# Identity spoofing mature

The hash of an identity (user or service) is the SHA-256 hash of its public key. For the reasons stated below, this ensures that identity hashes are unique, and cannot be spoofed.

## Probability of choosing the same identity hash

In asymmetric cryptography, a user generates a key pair consisting of a private key (to be kept secret) and a public key (to be published). Data encrypted using the public key can be decrypted using the private key, and signatures created using the private key can be verified with the help of the public key.

For such a cryptographic scheme to be secure, a huge number of key pairs must exist. Otherwise, an attacker could break the scheme by enumerating all key pairs (brute force attack). Hence, users will most likely generate different key pairs.

If all key pairs have different public keys, users will most likely have different identity hashes.

One could imagine a strong cryptographic scheme in which some key pairs have different private keys, but share the same public key. Inevitably, any of the private keys could decrypt the message encrypted using the public key. Such a scheme is strong only if a huge number of public keys exist, so that users are likely to have different public keys. This, in turn, ensures that account identifiers are most likely different.
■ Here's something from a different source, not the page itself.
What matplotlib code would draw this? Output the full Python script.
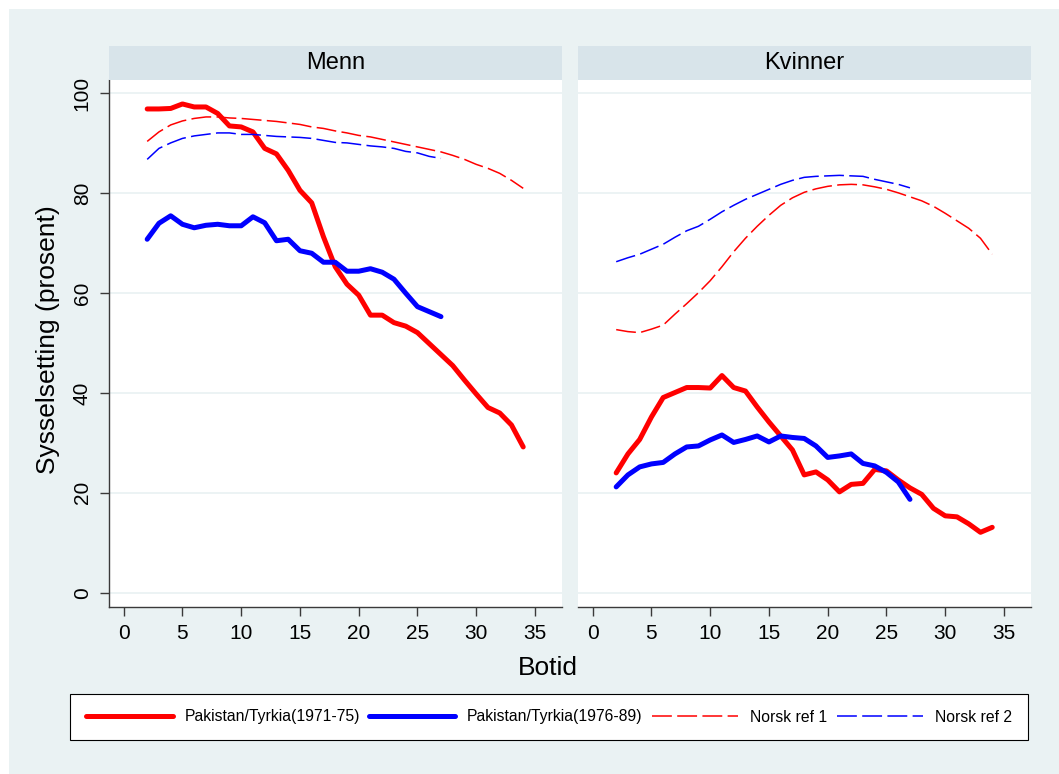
import matplotlib.pyplot as plt
from matplotlib.patches import Rectangle

plt.rcParams['font.family'] = ['Liberation Sans', 'DejaVu Sans']

# Botid (år), data lest av fra figuren
botid_lang = list(range(2, 35))   # 2..34
botid_kort = list(range(2, 28))   # 2..27

# Menn
menn_pak_7175 = [96.9, 96.9, 97.0, 97.9, 97.3, 97.3, 96.0, 93.5, 93.3, 92.3, 89.0,
                 87.9, 84.6, 80.6, 78.1, 71.3, 65.3, 61.8, 59.6, 55.6, 55.6, 54.1,
                 53.4, 52.1, 49.9, 47.7, 45.5, 42.6, 39.8, 37.1, 36.0, 33.6, 29.2]
menn_pak_7689 = [70.8, 74.0, 75.5, 73.8, 73.1, 73.6, 73.8, 73.5, 73.5, 75.3, 74.1,
                 70.5, 70.8, 68.5, 68.0, 66.2, 66.2, 64.4, 64.4, 64.9, 64.2, 62.8,
                 60.0, 57.3, 56.3, 55.3]
menn_ref1 = [90.4, 92.3, 93.7, 94.5, 95.0, 95.3, 95.3, 95.1, 95.0, 94.8, 94.6,
             94.4, 94.1, 93.8, 93.3, 93.0, 92.5, 92.1, 91.6, 91.3, 90.8, 90.3,
             89.8, 89.3, 88.8, 88.3, 87.6, 86.8, 85.8, 85.0, 84.0, 82.6, 81.0]
menn_ref2 = [86.8, 89.0, 90.1, 91.0, 91.5, 91.8, 92.1, 92.1, 91.8, 91.8, 91.6,
             91.4, 91.3, 91.2, 91.0, 90.6, 90.2, 90.1, 89.8, 89.5, 89.3, 89.0,
             88.4, 88.1, 87.4, 87.0]

# Kvinner
kv_pak_7175 = [24.0, 27.8, 30.7, 35.2, 39.1, 40.1, 41.1, 41.1, 41.0, 43.5, 41.1,
               40.4, 37.2, 34.2, 31.4, 28.6, 23.6, 24.2, 22.6, 20.2, 21.7, 21.9,
               24.7, 24.4, 22.6, 21.0, 19.7, 16.9, 15.4, 15.2, 13.8, 12.1, 13.1]
kv_pak_7689 = [21.2, 23.6, 25.2, 25.8, 26.1, 27.8, 29.2, 29.4, 30.6, 31.6, 30.1,
               30.7, 31.4, 30.2, 31.4, 31.1, 30.9, 29.4, 27.1, 27.4, 27.8, 25.9,
               25.4, 24.1, 22.2, 18.7]
kv_ref1 = [52.7, 52.3, 52.1, 52.8, 53.6, 55.8, 57.9, 60.1, 62.5, 65.3, 68.3,
           71.0, 73.4, 75.6, 77.6, 79.1, 80.2, 80.9, 81.4, 81.7, 81.8, 81.7,
           81.3, 80.8, 80.1, 79.3, 78.5, 77.4, 76.0, 74.5, 73.0, 71.0, 67.8]
kv_ref2 = [66.3, 67.1, 67.8, 68.8, 69.8, 71.2, 72.5, 73.4, 74.8, 76.3, 77.6,
           78.8, 79.8, 80.8, 81.8, 82.6, 83.2, 83.4, 83.5, 83.6, 83.5, 83.4,
           82.8, 82.3, 81.8, 81.1]

paneler = ["Menn", "Kvinner"]
serier = [
    (menn_pak_7175, menn_pak_7689, menn_ref1, menn_ref2),
    (kv_pak_7175, kv_pak_7689, kv_ref1, kv_ref2),
]
etiketter = ["Pakistan/Tyrkia(1971-75)", "Pakistan/Tyrkia(1976-89)",
             "Norsk ref 1", "Norsk ref 2"]

bakgrunn = "#EAF2F3"
stripe = "#D8E4EA"
aksefarge = "#3a3a3a"

W, H = 1059, 774
fig = plt.figure(figsize=(W / 100, H / 100), dpi=100, facecolor="white")
fig.patches.append(Rectangle((9 / W, 0), 1 - 9 / W, 1 - 9 / H, transform=fig.transFigure,
                             facecolor=bakgrunn, edgecolor="none", zorder=-10))

venstre = [109, 578]
bredde = 453
bunn_px, topp_px = 607, 80

handles = []
for i, navn in enumerate(paneler):
    ax = fig.add_axes([venstre[i] / W, 1 - bunn_px / H, bredde / W, (bunn_px - topp_px) / H])
    ax.set_facecolor("white")
    pak1, pak2, ref1, ref2 = serier[i]

    for y in range(0, 101, 20):
        ax.axhline(y, color=bakgrunn, lw=1.3, zorder=0)

    l1, = ax.plot(botid_lang, pak1, color="red", lw=3.6, solid_capstyle="round",
                  solid_joinstyle="round")
    l2, = ax.plot(botid_kort, pak2, color="blue", lw=3.6, solid_capstyle="round",
                  solid_joinstyle="round")
    l3, = ax.plot(botid_lang, ref1, color="red", lw=1.1, dashes=(13, 3.5))
    l4, = ax.plot(botid_kort, ref2, color="blue", lw=1.1, dashes=(13, 3.5))
    if i == 0:
        handles = [l1, l2, l3, l4]

    ax.set_xlim(-1.25, 37.3)
    ax.set_ylim(-2.86, 102.7)
    ax.set_xticks(range(0, 36, 5))
    ax.set_yticks(range(0, 101, 20))
    for s in ["top", "right"]:
        ax.spines[s].set_visible(False)
    ax.spines["bottom"].set_color(aksefarge)
    ax.spines["bottom"].set_linewidth(1.0)
    ax.tick_params(axis="x", length=6.5, width=1.0, color=aksefarge, pad=6, labelsize=15)
    if i == 0:
        ax.spines["left"].set_color(aksefarge)
        ax.spines["left"].set_linewidth(1.0)
        ax.tick_params(axis="y", length=6.5, width=1.0, color=aksefarge, pad=6, labelsize=15)
        for lab in ax.get_yticklabels():
            lab.set_rotation(90)
            lab.set_va("center")
    else:
        ax.spines["left"].set_visible(False)
        ax.tick_params(axis="y", left=False, labelleft=False)

    # stripe med paneltittel
    sax = fig.add_axes([venstre[i] / W, 1 - topp_px / H, bredde / W, 34 / H])
    sax.set_facecolor(stripe)
    sax.set_xticks([])
    sax.set_yticks([])
    for s in sax.spines.values():
        s.set_visible(False)
    sax.text(0.5, 0.5, navn, ha="center", va="center", fontsize=17, transform=sax.transAxes)

fig.text(548 / W, 1 - 668 / H, "Botid", ha="center", va="center", fontsize=19)
fig.text(48 / W, 1 - 340 / H, "Sysselsetting (prosent)", ha="center", va="center",
         rotation=90, fontsize=19)

leg = fig.legend(handles, etiketter, loc="center", ncol=4,
                 bbox_to_anchor=(549 / W, 1 - 717 / H), fontsize=11.3,
                 handlelength=5.5, handletextpad=0.75, columnspacing=0.6,
                 borderpad=1.0, frameon=True, fancybox=False)
leg.get_frame().set_edgecolor("black")
leg.get_frame().set_linewidth(0.8)
leg.get_frame().set_facecolor("white")
leg.get_frame().set_alpha(1)

fig.savefig("out.png", dpi=100, facecolor=fig.get_facecolor())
## Maliciously spoofing an account

To spoof an identity, an attacker would have to come up with a valid key pair of which the SHA-256 hash of the public key yields the identity hash to be spoofed. To do this, he must either break the SHA-256 hash function to find a colliding public key, or break the asymmetric cryptography scheme by finding the private key corresponding to the public key of the account. Both are believed to be hard.